Un élu pittoresque

Victor Beaussieux, premier maire de Noisy-le-Roi sous la Troisième République, Républicain convaincu et ardent laïcard, connu dans les bureaux de la Préfecture et dans toute la région pour sa truculence et son dynamisme, par ailleurs jardinier de son état, désirait par-dessus tout rencontrer le Président Félix Faure. Comme, malgré moult démarches, il n’obtenait pas satisfaction, il décida de passer à l’action directe.

Acte I. Une partie de chasse mouvementée.

Félix Faure aimait chasser et venait souvent en train à Marly se livrer à son sport favori. Un jour de chasse, Victor Beaussieux, à la tête de la fanfare municipale, se rend à pied à la gare de Marly. Le Président descend de son train spécial pour gagner sa calèche, quand retentit une vibrante Marseillaise.  Le chef de l’État demande ce qui se passe : « le maire d’une petite commune voisine désire vous saluer ». Agacé, Félix Faure se contente d’un petit signe distant et lance « un merci, mon ami » à Beaussieux qui s’avançait, sourire aux lèvres et main tendue.

Furieux de la rebuffade, notre maire décide de gâcher la journée : la fanfare noiséenne fait irruption dans le pavillon où le président déjeune avec sa suite, on la renvoie à grand peine.

Toutes ces émotions ont asséché la gorge de nos musiciens qui partent se rafraîchir ; le bon vin de France inspire alors à Beaussieux une idée diabolique : il fait défiler la fanfare dans les tirés au grand dam des chasseurs qui voient le gibier s’égayer dans toutes les directions. Bon prince, Félix Faure ordonne « Promettez à ce maire tout ce qu’il demandera, mais qu’il nous foute la paix ! ».

 

Chasse à tir à la faisanderie de Compiègne par Ange-Louis Janet – Salon de Paris de 1865.

 

Acte II. Un accueil mouvementé à Noisy-le-Roi.

Après une longue attente, l’humble supplique du maire « que le train présidentiel s’arrête dans notre gare pour que nous puissions saluer le Chef de l’État » est enfin exaucée.

Le grand jour arrive ; Beaussieux, en redingote et haut-de-forme, suivi de la fanfare, s’installe sur le quai. La sonnerie signale l’arrivée du train présidentiel, mais le chef de gare surgit et prie « M. le Maire et ces messieurs de bien vouloir se retirer dans la salle d’attente ; le train présidentiel ne s’arrêtera pas, il ralentira seulement et j’ai ordre de fermer la porte à clé ».

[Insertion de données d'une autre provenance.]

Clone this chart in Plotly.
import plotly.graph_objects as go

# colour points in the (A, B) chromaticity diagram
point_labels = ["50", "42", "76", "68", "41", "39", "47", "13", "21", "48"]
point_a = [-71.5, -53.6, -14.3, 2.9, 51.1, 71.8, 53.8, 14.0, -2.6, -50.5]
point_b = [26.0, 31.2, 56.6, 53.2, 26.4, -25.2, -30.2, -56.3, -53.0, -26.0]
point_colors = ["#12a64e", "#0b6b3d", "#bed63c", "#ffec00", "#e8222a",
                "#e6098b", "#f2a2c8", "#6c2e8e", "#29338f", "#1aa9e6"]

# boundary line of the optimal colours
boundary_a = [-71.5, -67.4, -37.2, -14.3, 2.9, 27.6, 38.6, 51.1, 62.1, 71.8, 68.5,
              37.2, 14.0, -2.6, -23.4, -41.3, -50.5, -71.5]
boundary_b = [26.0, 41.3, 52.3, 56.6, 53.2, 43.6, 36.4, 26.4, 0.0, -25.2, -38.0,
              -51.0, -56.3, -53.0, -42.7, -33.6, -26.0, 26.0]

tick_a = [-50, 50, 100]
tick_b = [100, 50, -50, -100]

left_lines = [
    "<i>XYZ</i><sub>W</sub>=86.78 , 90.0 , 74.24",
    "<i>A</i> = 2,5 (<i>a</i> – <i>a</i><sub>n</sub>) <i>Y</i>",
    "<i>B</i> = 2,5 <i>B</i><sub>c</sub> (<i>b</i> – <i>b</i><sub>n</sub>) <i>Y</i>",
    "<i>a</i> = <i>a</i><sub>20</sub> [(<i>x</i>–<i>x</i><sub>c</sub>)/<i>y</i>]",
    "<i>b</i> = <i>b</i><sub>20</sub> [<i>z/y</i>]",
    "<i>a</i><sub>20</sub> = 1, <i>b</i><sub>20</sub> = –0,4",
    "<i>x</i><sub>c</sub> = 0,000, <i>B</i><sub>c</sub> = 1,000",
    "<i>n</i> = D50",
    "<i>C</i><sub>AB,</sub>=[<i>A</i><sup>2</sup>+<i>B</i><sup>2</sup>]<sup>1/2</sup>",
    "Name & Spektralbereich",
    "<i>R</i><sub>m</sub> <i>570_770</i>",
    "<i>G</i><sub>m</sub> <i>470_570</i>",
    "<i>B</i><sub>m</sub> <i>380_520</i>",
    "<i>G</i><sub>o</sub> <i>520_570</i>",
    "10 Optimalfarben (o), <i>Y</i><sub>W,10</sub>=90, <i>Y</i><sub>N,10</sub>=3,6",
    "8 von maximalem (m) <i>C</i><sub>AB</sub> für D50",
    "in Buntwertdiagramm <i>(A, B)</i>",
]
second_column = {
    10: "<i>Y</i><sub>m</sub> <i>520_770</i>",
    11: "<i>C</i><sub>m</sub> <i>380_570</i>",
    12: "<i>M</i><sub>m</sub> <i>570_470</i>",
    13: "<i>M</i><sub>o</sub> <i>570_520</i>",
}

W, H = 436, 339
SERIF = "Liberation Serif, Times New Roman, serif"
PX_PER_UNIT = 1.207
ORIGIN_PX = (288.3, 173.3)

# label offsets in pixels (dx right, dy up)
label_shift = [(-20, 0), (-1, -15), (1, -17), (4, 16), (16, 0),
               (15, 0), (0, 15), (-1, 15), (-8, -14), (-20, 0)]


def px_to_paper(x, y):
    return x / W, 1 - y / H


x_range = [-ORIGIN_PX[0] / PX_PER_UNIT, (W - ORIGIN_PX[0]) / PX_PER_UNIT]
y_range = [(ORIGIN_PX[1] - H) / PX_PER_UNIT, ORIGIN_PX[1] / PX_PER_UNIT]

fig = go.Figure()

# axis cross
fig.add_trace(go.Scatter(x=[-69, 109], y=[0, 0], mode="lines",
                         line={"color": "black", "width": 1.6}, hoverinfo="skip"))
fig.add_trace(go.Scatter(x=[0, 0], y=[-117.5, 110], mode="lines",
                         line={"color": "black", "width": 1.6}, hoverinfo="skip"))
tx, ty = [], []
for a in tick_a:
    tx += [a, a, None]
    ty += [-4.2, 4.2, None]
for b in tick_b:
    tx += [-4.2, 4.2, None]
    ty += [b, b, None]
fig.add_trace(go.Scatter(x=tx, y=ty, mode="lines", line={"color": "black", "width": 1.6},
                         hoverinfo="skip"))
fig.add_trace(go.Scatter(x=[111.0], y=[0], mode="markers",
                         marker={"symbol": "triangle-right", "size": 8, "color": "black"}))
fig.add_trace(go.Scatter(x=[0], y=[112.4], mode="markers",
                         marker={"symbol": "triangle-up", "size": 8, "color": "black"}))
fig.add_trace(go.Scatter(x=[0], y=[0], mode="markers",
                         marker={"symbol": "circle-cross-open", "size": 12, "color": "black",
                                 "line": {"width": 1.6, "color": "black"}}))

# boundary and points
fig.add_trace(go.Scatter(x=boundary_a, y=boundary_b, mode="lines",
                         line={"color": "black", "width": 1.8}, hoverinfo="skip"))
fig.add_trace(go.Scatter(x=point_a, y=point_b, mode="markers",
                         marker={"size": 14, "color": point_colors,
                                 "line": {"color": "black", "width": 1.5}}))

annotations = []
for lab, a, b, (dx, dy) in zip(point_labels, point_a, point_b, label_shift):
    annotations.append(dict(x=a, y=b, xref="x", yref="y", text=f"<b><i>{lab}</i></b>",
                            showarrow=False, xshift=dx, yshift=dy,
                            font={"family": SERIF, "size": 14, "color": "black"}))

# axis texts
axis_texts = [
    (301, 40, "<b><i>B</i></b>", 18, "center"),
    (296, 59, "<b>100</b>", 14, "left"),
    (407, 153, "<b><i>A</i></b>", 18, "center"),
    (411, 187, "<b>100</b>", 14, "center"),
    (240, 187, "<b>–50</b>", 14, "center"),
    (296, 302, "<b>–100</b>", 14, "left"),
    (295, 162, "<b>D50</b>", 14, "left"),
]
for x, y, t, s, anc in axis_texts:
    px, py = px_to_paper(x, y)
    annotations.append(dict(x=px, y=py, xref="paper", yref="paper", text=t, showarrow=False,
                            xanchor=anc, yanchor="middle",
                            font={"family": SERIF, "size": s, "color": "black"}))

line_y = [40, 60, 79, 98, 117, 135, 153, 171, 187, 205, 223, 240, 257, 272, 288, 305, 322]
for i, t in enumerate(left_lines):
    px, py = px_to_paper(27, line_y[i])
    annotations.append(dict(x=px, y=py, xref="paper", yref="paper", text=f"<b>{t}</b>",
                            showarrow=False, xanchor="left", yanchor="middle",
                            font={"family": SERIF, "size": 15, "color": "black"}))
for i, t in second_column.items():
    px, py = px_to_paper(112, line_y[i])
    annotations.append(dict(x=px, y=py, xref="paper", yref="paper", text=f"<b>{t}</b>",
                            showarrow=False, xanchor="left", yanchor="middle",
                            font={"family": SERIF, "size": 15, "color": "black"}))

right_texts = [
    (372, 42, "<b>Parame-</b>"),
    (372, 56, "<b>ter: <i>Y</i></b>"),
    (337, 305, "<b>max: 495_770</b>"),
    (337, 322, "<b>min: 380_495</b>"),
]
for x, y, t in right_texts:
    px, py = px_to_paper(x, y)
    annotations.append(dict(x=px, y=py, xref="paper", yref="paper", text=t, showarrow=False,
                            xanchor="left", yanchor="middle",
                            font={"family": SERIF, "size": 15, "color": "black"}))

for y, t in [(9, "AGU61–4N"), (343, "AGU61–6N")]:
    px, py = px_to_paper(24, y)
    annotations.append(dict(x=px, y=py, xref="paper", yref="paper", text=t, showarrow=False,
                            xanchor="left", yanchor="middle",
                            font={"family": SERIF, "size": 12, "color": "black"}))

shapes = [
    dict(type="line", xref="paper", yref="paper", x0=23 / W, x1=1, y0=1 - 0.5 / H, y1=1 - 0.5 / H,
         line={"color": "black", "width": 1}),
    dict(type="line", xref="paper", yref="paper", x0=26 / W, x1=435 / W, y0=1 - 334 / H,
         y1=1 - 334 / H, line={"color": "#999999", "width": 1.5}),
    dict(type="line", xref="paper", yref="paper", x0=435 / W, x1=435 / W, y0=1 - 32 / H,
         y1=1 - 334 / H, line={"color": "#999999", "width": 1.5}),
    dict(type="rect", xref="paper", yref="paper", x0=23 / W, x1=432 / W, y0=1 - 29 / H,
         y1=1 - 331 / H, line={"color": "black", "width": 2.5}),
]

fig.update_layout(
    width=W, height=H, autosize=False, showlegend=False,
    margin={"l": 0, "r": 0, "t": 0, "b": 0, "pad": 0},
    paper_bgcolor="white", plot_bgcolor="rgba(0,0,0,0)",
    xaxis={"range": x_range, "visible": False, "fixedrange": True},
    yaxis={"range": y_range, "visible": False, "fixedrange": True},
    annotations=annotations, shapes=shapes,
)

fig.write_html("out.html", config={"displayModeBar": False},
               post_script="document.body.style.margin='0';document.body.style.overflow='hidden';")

Beaussieux s’étrangle de fureur. « Ah ! Le Président ne tient pas ses promesses ! Tout le monde sur les rails ». Stoïques, les musiciens descendent sur le ballast tandis que le chef de gare se précipite pour actionner le signal d’alarme. Il était temps, le train apparaît, ralentit, s’immobilise enfin. Beaussieux escalade le marchepied, Félix Faure s’avance, étonné de cet arrêt imprévu, mais n’a pas le temps de parler. D’une voix brisée par l’émotion, le maire déclame « M. le Président, je vous apporte le salut de votre fidèle population noiséenne » et gratifie le Chef de l’État d’une accolade républicaine sonore et odorante : Victor Beaussieux, de notoriété publique, avait un faible marqué pour le gros rouge et le saucisson à l’ail….

Félix Faure eut le bon esprit de rire et serra chaleureusement la main de son admirateur. Le train repartit ; sur le quai, la larme à l’œil, un large sourire aux lèvres, Victor Beaussieux agita longuement son gibus : il venait de vivre le plus beau jour de sa vie.